Esta evolução da conjuntura é positiva e desejável. No entanto, é legítimo perguntar se os fundamentos justificam uma melhoria tão forte dos indicadores de confiança, alimentada e propagada no espaço político e na comunicação social. É preferível "vender" a ideia de que as coisas estão todas bem, esperando que isso alimente a confiança, as decisões de consumo e investimento e, logo, o crescimento? Ou é preferível actuar sobre as vulnerabilidades estruturais e sobre as desvantagens competitivas que a economia ainda apresenta, evitando cair numa perigosa complacência? Portugal continua a enfrentar enormes desafios: o endividamento mantém-se muito elevado; as empresas apresentam níveis muito baixos de autonomia financeira; a desigualdade de oportunidades é um entrave ao crescimento potencial, que se mantém insuficiente; a retirada de estímulos monetários pelo Fed e pelo BCE deverá tornar-se progressivamente mais visível; o avanço de forças extremistas à esquerda e à direita mantém-se um risco; o envelhecimento da população e a transição para uma crescente automação da actividade produtiva deverão gerar enormes problemas sociais, económicos e financeiros; etc.
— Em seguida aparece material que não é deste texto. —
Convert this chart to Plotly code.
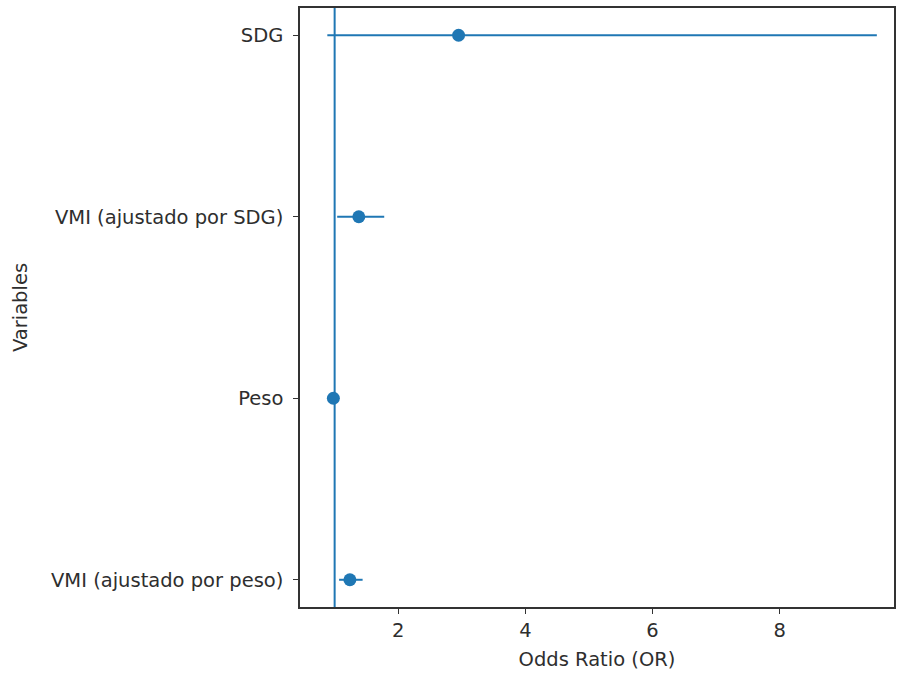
import plotly.graph_objects as go

# Forest plot data (odds ratios with confidence intervals)
variables = ["SDG", "VMI (ajustado por SDG)", "Peso", "VMI (ajustado por peso)"]
odds_ratio = [2.95, 1.38, 0.98, 1.24]
ci_lower = [0.885, 1.04, 0.96, 1.07]
ci_upper = [9.53, 1.78, 1.00, 1.44]
REF_OR = 1

BLUE = "#1f77b4"
FONT = "DejaVu Sans"
TEXT = "#2e2e2e"
SIZE = 19.5

err_plus = [u - o for u, o in zip(ci_upper, odds_ratio)]
err_minus = [o - l for o, l in zip(odds_ratio, ci_lower)]

fig = go.Figure()
fig.add_trace(go.Scatter(
    x=odds_ratio, y=variables, mode="markers",
    marker=dict(color=BLUE, size=13),
    error_x=dict(type="data", symmetric=False, array=err_plus, arrayminus=err_minus,
                 color=BLUE, thickness=2, width=0),
    showlegend=False,
))
fig.add_vline(x=REF_OR, line=dict(color=BLUE, width=2), layer="below")

bottom_to_top = variables[::-1]
axis_common = dict(
    showgrid=False, zeroline=False,
    showline=True, linecolor="#333333", linewidth=1.5, mirror=True,
    ticks="outside", ticklen=5, tickcolor="#333333",
    tickfont=dict(family=FONT, size=SIZE, color=TEXT),
)
fig.update_layout(
    width=898, height=673,
    margin=dict(l=300, r=2, t=8, b=66),
    plot_bgcolor="white", paper_bgcolor="white",
    font=dict(family=FONT, size=SIZE, color=TEXT),
    xaxis=dict(
        range=[0.455, 9.8], tickvals=[2, 4, 6, 8],
        title=dict(text="Odds Ratio (OR)", standoff=11,
                   font=dict(family=FONT, size=SIZE, color=TEXT)),
        **axis_common,
    ),
    yaxis=dict(
        type="category", categoryorder="array", categoryarray=bottom_to_top,
        range=[-0.15, 3.15], ticklabelstandoff=6,
        title=dict(text="Variables", standoff=18,
                   font=dict(family=FONT, size=SIZE, color=TEXT)),
        **axis_common,
    ),
)

fig.write_html("out.html")
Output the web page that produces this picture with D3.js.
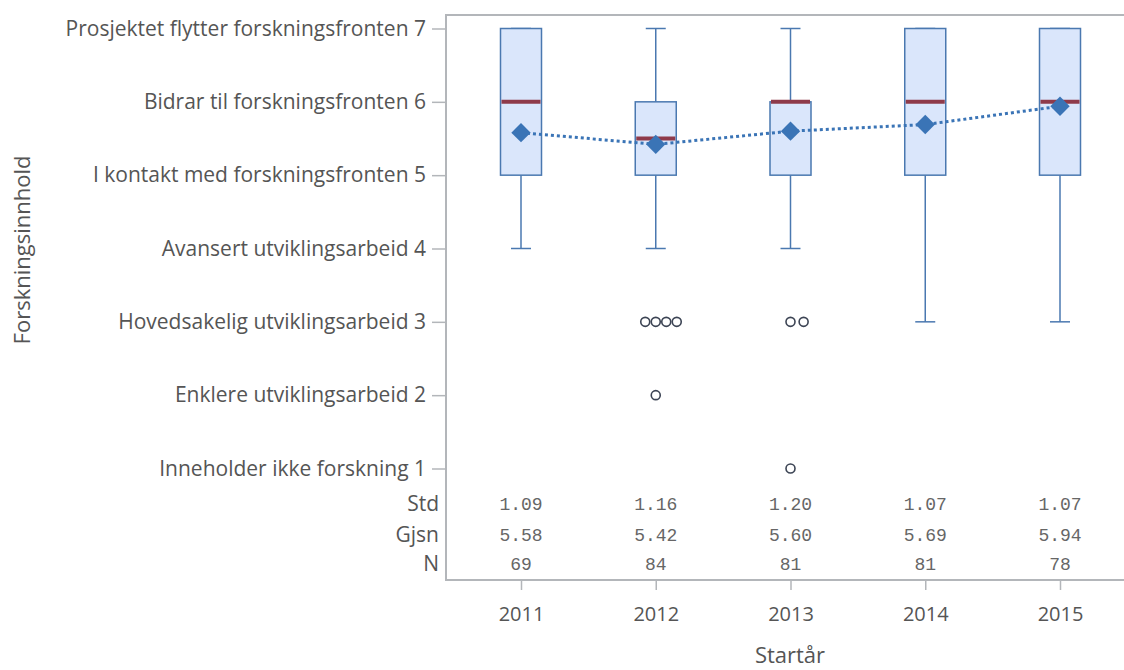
<!DOCTYPE html>
<html><head><meta charset="utf-8">
<script src="https://cdn.jsdelivr.net/npm/d3@7"></script>
<style>body{margin:0;background:#fff}svg{display:block}</style>
</head><body><svg id="c" width="1124" height="670"></svg>
<script>
const years = ["2011","2012","2013","2014","2015"];
const q1 = [5,5,5,5,5];
const median = [6,5.5,6,6,6];
const q3 = [7,6,6,7,7];
const whiskLow = [4,4,4,3,3];
const whiskHigh = [7,7,7,7,7];
const means = [5.58,5.42,5.60,5.69,5.94];
const stds = ["1.09","1.16","1.20","1.07","1.07"];
const gjsn = ["5.58","5.42","5.60","5.69","5.94"];
const ns = ["69","84","81","81","78"];
// outliers: [year, value, offset index]
const outliers = [["2012",3,-1],["2012",3,0],["2012",3,1],["2012",3,2],["2012",2,0],["2013",3,0],["2013",3,1.25],["2013",1,0]];
const yTickValues = [1,2,3,4,5,6,7];
const yTickLabels = ["Inneholder ikke forskning 1","Enklere utviklingsarbeid 2","Hovedsakelig utviklingsarbeid 3","Avansert utviklingsarbeid 4","I kontakt med forskningsfronten 5","Bidrar til forskningsfronten 6","Prosjektet flytter forskningsfronten 7"];
const tableRows = ["Std","Gjsn","N"];

const svg = d3.select("#c");
const font = "'Open Sans', sans-serif";
const textCol = "#555";
const frameCol = "#b3b6ba";
const L = 446, T = 15, B = 580;
const x = d3.scalePoint().domain(years).range([521, 1060]);
const y = d3.scaleLinear().domain([1,7]).range([468.5, 28.5]);

// frame
svg.append("path").attr("d", `M1130,${T}H${L}V${B}H1130`).attr("fill","none").attr("stroke",frameCol).attr("stroke-width",2);

// y axis
const yAxis = d3.axisLeft(y).tickValues(yTickValues).tickFormat((d,i)=>yTickLabels[i]).tickSize(14).tickPadding(6);
const yg = svg.append("g").attr("transform",`translate(${L},0)`).call(yAxis);
yg.select(".domain").remove();
yg.selectAll(".tick line").attr("stroke",frameCol).attr("stroke-width",1.5);
yg.selectAll(".tick text").attr("fill",textCol).style("font-family",font).style("font-size","21px");

// x axis
const xAxis = d3.axisBottom(x).tickSize(10).tickPadding(17);
const xg = svg.append("g").attr("transform",`translate(0,${B})`).call(xAxis);
xg.select(".domain").remove();
xg.selectAll(".tick line").attr("stroke",frameCol).attr("stroke-width",1.5);
xg.selectAll(".tick text").attr("fill",textCol).style("font-family",font).style("font-size","20px");

// axis titles
svg.append("text").attr("x",790).attr("y",663).attr("text-anchor","middle").attr("fill",textCol)
  .style("font-family",font).style("font-size","22px").text("Startår");
svg.append("text").attr("transform","translate(30,250) rotate(-90)").attr("text-anchor","middle").attr("fill",textCol)
  .style("font-family",font).style("font-size","22px").text("Forskningsinnhold");

const boxCol = "#4a78b0", fillCol = "#dae6fb", medCol = "#8e3a4a", meanCol = "#3a74b6";
const bw = 41, cw = 20;
const g = svg.append("g");
years.forEach((yr,i)=>{
  const cx = x(yr);
  g.append("line").attr("x1",cx).attr("x2",cx).attr("y1",y(whiskLow[i])).attr("y2",y(q1[i])).attr("stroke",boxCol).attr("stroke-width",1.5);
  g.append("line").attr("x1",cx).attr("x2",cx).attr("y1",y(whiskHigh[i])).attr("y2",y(q3[i])).attr("stroke",boxCol).attr("stroke-width",1.5);
  g.append("line").attr("x1",cx-cw/2).attr("x2",cx+cw/2).attr("y1",y(whiskLow[i])).attr("y2",y(whiskLow[i])).attr("stroke",boxCol).attr("stroke-width",1.5);
  g.append("line").attr("x1",cx-cw/2).attr("x2",cx+cw/2).attr("y1",y(whiskHigh[i])).attr("y2",y(whiskHigh[i])).attr("stroke",boxCol).attr("stroke-width",1.5);
  g.append("rect").attr("x",cx-bw/2).attr("y",y(q3[i])).attr("width",bw).attr("height",y(q1[i])-y(q3[i]))
    .attr("fill",fillCol).attr("stroke",boxCol).attr("stroke-width",1.5);
  g.append("line").attr("x1",cx-bw/2+1).attr("x2",cx+bw/2-1).attr("y1",y(median[i])).attr("y2",y(median[i])).attr("stroke",medCol).attr("stroke-width",4);
});

// outliers
g.selectAll("circle.out").data(outliers).join("circle").attr("class","out")
  .attr("cx",d=>x(d[0])+d[2]*10.5).attr("cy",d=>y(d[1])).attr("r",4.5)
  .attr("fill","none").attr("stroke","#3c4454").attr("stroke-width",1.6);

// mean line
const line = d3.line().x((d,i)=>x(years[i])).y(d=>y(d));
g.append("path").datum(means).attr("d",line).attr("fill","none").attr("stroke",meanCol).attr("stroke-width",3).attr("stroke-dasharray","3,3");
const sym = d3.symbol().type(d3.symbolDiamond2).size(240);
g.selectAll("path.mean").data(means).join("path").attr("class","mean")
  .attr("transform",(d,i)=>`translate(${x(years[i])},${y(d)})`).attr("d",sym).attr("fill",meanCol);

// table
const rowsY = [504,535,564];
const rowVals = [stds,gjsn,ns];
tableRows.forEach((r,j)=>{
  svg.append("text").attr("x",439).attr("y",rowsY[j]).attr("dy","0.35em").attr("text-anchor","end").attr("fill",textCol)
    .style("font-family",font).style("font-size","21px").text(r);
  years.forEach((yr,i)=>{
    svg.append("text").attr("x",x(yr)).attr("y",rowsY[j]).attr("dy","0.35em").attr("text-anchor","middle").attr("fill","#666")
      .style("font-family","'Liberation Mono', monospace").style("font-size","18px").text(rowVals[j][i]);
  });
});
</script></body></html>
A conjuntura pode (e deve) ainda melhorar, mas é imprudente ignorar que, no contexto europeu, Portugal se mantém na linha da frente da vulnerabilidade a choques negativos. A realidade não mudou e os problemas não desapareceram, ainda que falemos menos deles. Num ambiente em que a prioridade é dada à "reposição", à "normalização" e à resposta a diversos grupos de interesse (que se fortalecem e perpetuam), corremos o risco de repetir erros do passado, não nos preparando para as exigências e riscos da nova economia global.